While I was studying with Czajkowski, an American coach I knew emailed me asking for a list of some of his exercises. In fact, coaches constantly ask me for fencing exercises–either ZC’s or my own. There is definite value to be gained from sharing ideas, but many coaches overlook the most important thing they need to understand before they can successfully use any exercise: theory.
My reply to the American coach was that while all of ZC’s exercises are great, without understanding the theory behind them first, they would not be very useful. I know of coaches who attempt to blindly copy what others do but, because they don’t understand theory, they have very little success.

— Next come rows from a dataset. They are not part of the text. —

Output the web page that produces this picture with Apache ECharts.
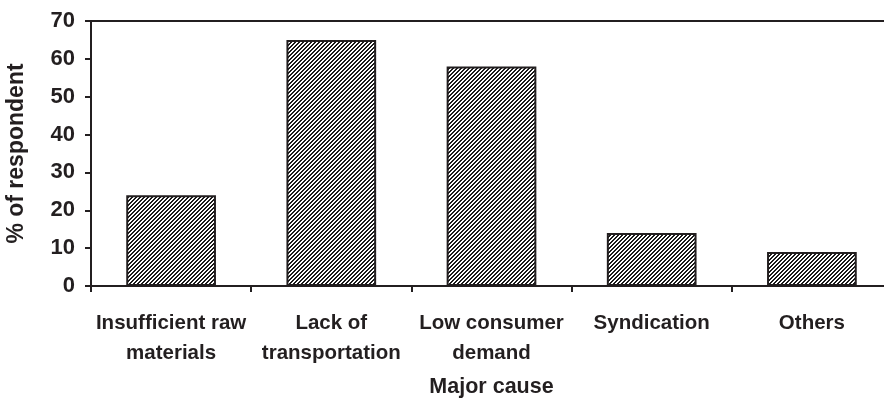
<!DOCTYPE html>
<html>
<head>
<meta charset="utf-8">
<script src="https://cdn.jsdelivr.net/npm/echarts@6/dist/echarts.min.js"></script>
<style>
  html, body { margin: 0; padding: 0; background: #fff; }
  #chart { width: 884px; height: 400px; }
</style>
</head>
<body>
<div id="chart"></div>
<script>
// data
const causes = ['Insufficient raw\nmaterials', 'Lack of\ntransportation', 'Low consumer\ndemand', 'Syndication', 'Others'];
const respondents = [24, 65, 58, 14, 9];

const ink = '#231f20';
const font = 'Liberation Sans, Arial, sans-serif';

// diagonal hatch tile
function hatch() {
  const c = document.createElement('canvas');
  c.width = 4; c.height = 4;
  const ctx = c.getContext('2d');
  ctx.fillStyle = '#fff';
  ctx.fillRect(0, 0, 4, 4);
  ctx.fillStyle = '#1a1a1a';
  for (let x = 0; x < 4; x++) {
    for (let y = 0; y < 4; y++) {
      if ((x + y) % 4 < 2) ctx.fillRect(x, y, 1, 1);
    }
  }
  return c;
}

let myChart = echarts.init(document.getElementById('chart'));
let option = {
  animation: false,
  grid: {
    left: 91, width: 801, top: 21, height: 265,
    outerBoundsMode: 'none',
    show: true, borderColor: ink, borderWidth: 2
  },
  xAxis: {
    type: 'category',
    data: causes,
    name: 'Major cause',
    nameLocation: 'middle',
    nameGap: 90,
    nameTextStyle: { color: ink, fontFamily: font, fontWeight: 'bold', fontSize: 21.5 },
    axisLine: { lineStyle: { color: ink, width: 2 } },
    axisTick: { show: true, length: 6, lineStyle: { color: ink, width: 2 } },
    axisLabel: {
      color: ink, fontFamily: font, fontWeight: 'bold', fontSize: 20.5,
      lineHeight: 30, margin: 22, interval: 0
    }
  },
  yAxis: {
    type: 'value',
    min: 0, max: 70, interval: 10,
    name: '% of respondent',
    nameLocation: 'middle',
    nameGap: 63,
    nameTextStyle: { color: ink, fontFamily: font, fontWeight: 'bold', fontSize: 23 },
    axisLine: { show: true, lineStyle: { color: ink, width: 2 } },
    axisTick: { show: true, length: 6, lineStyle: { color: ink, width: 2 } },
    axisLabel: { color: ink, fontFamily: font, fontWeight: 'bold', fontSize: 22, margin: 16 },
    splitLine: { show: false }
  },
  series: [{
    type: 'bar',
    data: respondents,
    barWidth: '56%',
    itemStyle: {
      color: { image: hatch(), repeat: 'repeat' },
      borderColor: ink,
      borderWidth: 2
    }
  }]
};
myChart.setOption(option);
window.onresize = myChart.resize;
</script>
</body>
</html>
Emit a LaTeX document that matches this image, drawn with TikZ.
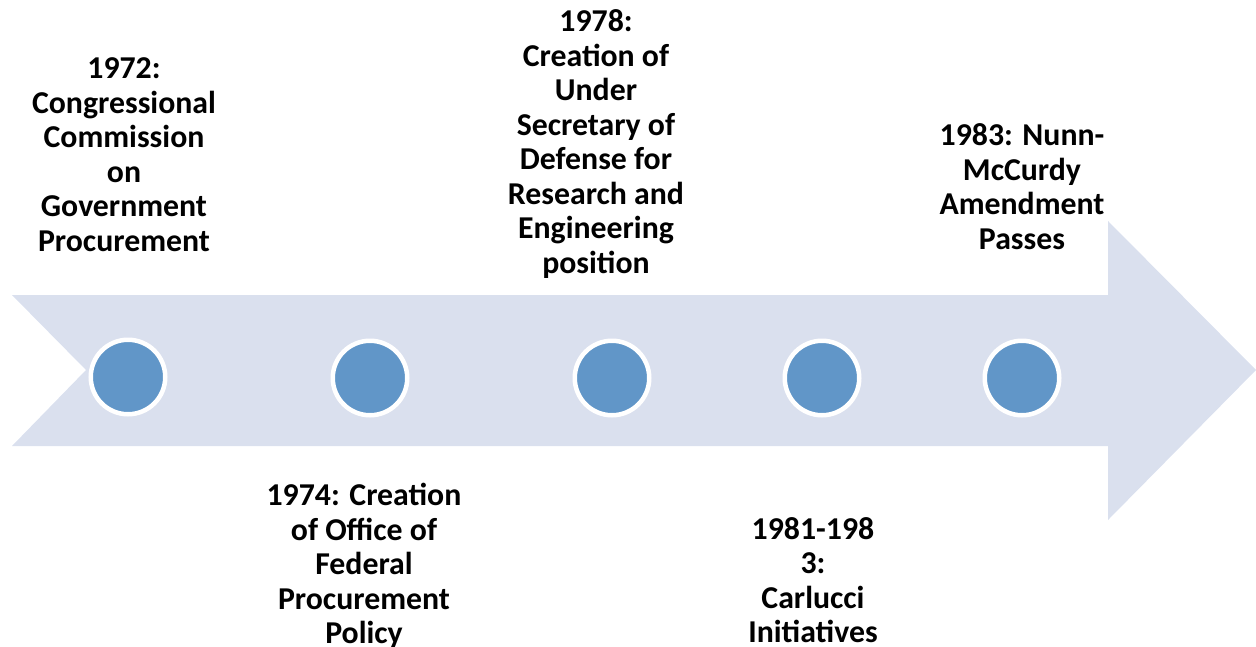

When a coach understands theory, not only will he understand why an exercise is or isn’t valuable, he will understand how to improve it, when it should or shouldn’t be used, and how to best combine it with other exercises. Maybe most importantly, a coach who understands theory is able to create his own unique exercises.
Unfortunately english-speakers have very few opportunities to familiarize themselves with fencing theory, although the market and demand is large enough that more and more options continue to appear.
Here is something you can do to organize your own understanding and further your abilities as a coach:
Make a list of the elements of fencing you believe to be most important to competitive success. Be specific (“Footwork” isnot specific). Keep the list small initially. Figure out why those elements are most important. Construct exercises that can teach those elements to someone who doesn’t know any fencing. Make the exercises progressive; they should build on each other. Here’s a very important detail: don’t assume anything. Just because your coach did something a certain way or some famous coach says something, don’t assume it to be true. Consider the ideas, but don’t assume they are true.
I, for example, would include controlling distance on that list*. Here is some of my thinking on it from a few months ago.
Keep your list to a few basic things. From there you should see a structure develop that will allow you to logically progress and give all of your exercises context. (As a competitor, you can gain a lot from this list as well. It can help you understand better what to focus on in your training.)
Having a conceptual structure to your teaching is the beginning to understanding theory.
* You may disagree. While it’s true that I am never wrong, you should not assume that my list is definitive–or even necessarily accurate–in any way.